• **Exercise details**
Return the material exactly, first line through the line containing "var yTicks = [5, 10, 15, 20, 25, 30, 35];", and nothing more. Pictures stay out.

• **Available data**
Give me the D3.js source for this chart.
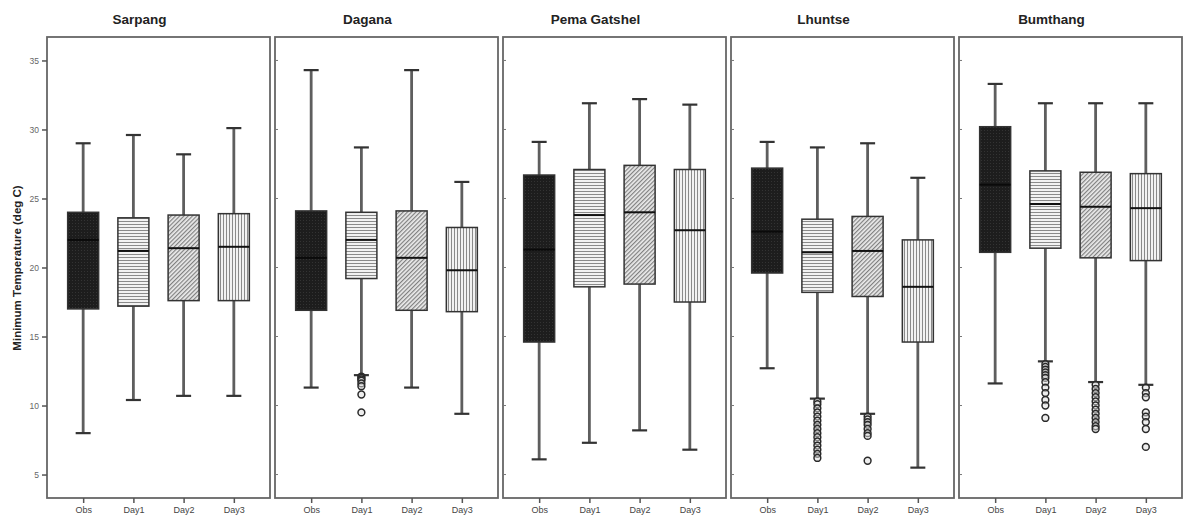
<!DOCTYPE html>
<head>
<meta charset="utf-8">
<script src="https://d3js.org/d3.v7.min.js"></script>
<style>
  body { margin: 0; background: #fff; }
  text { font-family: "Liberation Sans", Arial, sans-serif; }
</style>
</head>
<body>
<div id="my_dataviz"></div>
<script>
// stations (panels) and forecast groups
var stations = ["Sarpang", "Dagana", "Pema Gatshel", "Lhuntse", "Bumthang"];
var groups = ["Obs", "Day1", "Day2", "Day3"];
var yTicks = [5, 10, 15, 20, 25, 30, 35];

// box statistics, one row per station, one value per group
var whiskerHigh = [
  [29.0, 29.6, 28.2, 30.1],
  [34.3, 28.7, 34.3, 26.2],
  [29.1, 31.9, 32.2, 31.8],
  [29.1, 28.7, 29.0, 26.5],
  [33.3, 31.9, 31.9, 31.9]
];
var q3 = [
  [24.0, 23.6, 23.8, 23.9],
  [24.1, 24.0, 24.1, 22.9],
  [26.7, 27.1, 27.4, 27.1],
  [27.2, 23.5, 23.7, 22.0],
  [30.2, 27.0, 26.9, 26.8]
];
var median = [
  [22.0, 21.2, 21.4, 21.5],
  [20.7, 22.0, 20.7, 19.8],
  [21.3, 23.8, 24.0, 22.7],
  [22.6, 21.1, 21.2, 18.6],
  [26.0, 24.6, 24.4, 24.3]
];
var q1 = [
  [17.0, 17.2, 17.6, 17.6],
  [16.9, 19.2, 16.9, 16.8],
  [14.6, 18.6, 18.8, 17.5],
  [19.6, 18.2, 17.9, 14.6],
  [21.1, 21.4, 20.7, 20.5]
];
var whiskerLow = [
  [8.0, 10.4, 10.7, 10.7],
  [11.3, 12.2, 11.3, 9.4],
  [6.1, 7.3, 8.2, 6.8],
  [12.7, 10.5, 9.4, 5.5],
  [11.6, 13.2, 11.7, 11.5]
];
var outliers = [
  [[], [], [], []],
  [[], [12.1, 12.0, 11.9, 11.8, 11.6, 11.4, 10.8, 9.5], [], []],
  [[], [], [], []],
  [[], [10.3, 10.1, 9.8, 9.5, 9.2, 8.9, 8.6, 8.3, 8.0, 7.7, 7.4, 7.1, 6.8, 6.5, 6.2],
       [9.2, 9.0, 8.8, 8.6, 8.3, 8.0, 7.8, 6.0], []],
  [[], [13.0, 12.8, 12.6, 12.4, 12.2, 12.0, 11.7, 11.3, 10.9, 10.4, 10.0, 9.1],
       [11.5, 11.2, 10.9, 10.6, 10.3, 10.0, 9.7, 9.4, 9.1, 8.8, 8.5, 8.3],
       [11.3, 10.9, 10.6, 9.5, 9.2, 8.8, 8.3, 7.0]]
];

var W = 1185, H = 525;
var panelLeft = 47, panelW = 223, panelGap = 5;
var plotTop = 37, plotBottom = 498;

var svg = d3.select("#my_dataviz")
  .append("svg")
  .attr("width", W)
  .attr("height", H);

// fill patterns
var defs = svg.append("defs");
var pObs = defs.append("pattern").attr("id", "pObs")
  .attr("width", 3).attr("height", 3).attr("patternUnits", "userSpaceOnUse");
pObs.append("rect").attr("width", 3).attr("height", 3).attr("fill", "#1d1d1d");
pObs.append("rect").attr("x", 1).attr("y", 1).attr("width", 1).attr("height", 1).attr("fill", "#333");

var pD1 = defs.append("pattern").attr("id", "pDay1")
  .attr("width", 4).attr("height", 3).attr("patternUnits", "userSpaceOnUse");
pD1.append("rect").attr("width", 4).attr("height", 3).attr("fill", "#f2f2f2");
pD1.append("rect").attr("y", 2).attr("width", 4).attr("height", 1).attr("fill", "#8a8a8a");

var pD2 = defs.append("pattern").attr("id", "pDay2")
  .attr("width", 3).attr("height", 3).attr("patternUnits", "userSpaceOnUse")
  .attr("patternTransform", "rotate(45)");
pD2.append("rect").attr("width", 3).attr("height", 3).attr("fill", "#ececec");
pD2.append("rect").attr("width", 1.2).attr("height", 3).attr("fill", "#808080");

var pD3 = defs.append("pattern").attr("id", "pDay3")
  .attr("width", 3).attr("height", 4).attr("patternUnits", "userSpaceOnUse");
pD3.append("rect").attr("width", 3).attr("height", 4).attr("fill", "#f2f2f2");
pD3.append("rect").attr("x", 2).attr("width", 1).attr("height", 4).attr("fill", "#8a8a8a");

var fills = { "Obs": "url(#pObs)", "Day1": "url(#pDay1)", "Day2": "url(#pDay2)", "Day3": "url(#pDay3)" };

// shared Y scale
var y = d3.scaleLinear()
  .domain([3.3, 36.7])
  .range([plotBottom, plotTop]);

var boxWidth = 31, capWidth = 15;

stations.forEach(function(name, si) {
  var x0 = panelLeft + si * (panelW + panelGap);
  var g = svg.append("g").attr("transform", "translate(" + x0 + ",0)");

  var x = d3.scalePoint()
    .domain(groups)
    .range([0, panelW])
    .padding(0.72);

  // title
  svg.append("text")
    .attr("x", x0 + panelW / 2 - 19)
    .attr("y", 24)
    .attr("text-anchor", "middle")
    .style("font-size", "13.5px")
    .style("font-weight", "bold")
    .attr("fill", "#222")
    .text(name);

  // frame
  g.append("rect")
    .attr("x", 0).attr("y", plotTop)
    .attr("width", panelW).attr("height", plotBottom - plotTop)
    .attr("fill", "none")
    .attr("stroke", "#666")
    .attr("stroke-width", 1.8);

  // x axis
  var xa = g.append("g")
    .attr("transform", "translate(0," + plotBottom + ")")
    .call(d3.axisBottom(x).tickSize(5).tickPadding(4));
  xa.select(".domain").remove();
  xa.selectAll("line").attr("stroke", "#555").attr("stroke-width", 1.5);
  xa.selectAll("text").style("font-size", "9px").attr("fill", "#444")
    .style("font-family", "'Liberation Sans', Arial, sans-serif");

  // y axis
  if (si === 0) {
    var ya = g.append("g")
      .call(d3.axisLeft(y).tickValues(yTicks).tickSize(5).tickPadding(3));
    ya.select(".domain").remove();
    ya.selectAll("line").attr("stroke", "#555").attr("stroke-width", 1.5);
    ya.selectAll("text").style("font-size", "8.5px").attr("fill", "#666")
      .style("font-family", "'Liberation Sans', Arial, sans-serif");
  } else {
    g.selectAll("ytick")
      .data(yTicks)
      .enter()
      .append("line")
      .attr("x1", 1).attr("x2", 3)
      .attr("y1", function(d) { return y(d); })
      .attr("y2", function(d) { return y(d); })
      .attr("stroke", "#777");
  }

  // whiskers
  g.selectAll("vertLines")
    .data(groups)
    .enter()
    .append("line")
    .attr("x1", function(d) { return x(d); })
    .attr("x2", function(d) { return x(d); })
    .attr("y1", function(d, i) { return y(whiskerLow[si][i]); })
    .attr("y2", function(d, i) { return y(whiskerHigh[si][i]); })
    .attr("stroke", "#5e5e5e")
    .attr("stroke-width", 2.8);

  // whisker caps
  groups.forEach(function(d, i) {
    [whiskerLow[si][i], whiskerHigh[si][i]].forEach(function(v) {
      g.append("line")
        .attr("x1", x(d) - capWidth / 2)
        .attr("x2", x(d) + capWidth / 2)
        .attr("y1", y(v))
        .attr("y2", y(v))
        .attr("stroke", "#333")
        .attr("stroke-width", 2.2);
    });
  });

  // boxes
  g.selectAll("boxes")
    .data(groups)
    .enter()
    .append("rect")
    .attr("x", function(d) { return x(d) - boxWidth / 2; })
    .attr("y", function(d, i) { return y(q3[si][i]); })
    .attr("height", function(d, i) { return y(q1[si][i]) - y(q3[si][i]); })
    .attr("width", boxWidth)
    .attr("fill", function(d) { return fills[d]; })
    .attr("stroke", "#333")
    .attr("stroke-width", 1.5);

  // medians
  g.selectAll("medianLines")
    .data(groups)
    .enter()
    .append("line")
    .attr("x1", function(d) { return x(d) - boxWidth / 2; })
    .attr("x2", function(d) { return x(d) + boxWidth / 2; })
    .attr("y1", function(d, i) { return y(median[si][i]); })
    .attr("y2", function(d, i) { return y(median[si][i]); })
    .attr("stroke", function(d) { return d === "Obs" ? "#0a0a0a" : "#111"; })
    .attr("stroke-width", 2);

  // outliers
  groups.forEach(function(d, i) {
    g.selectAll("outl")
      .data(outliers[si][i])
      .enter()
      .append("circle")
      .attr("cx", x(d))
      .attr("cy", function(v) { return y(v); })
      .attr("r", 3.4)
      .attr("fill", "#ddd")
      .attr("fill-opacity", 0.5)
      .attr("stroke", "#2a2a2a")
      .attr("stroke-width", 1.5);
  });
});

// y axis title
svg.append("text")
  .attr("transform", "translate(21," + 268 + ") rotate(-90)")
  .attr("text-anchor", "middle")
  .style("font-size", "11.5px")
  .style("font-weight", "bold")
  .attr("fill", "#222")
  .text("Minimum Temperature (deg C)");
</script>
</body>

• **Final result**
Give me the D3.js source for this chart.
<!DOCTYPE html>
<head>
<meta charset="utf-8">
<script src="https://d3js.org/d3.v7.min.js"></script>
<style>
  body { margin: 0; background: #fff; }
  text { font-family: "Liberation Sans", Arial, sans-serif; }
</style>
</head>
<body>
<div id="my_dataviz"></div>
<script>
// stations (panels) and forecast groups
var stations = ["Sarpang", "Dagana", "Pema Gatshel", "Lhuntse", "Bumthang"];
var groups = ["Obs", "Day1", "Day2", "Day3"];
var yTicks = [5, 10, 15, 20, 25, 30, 35];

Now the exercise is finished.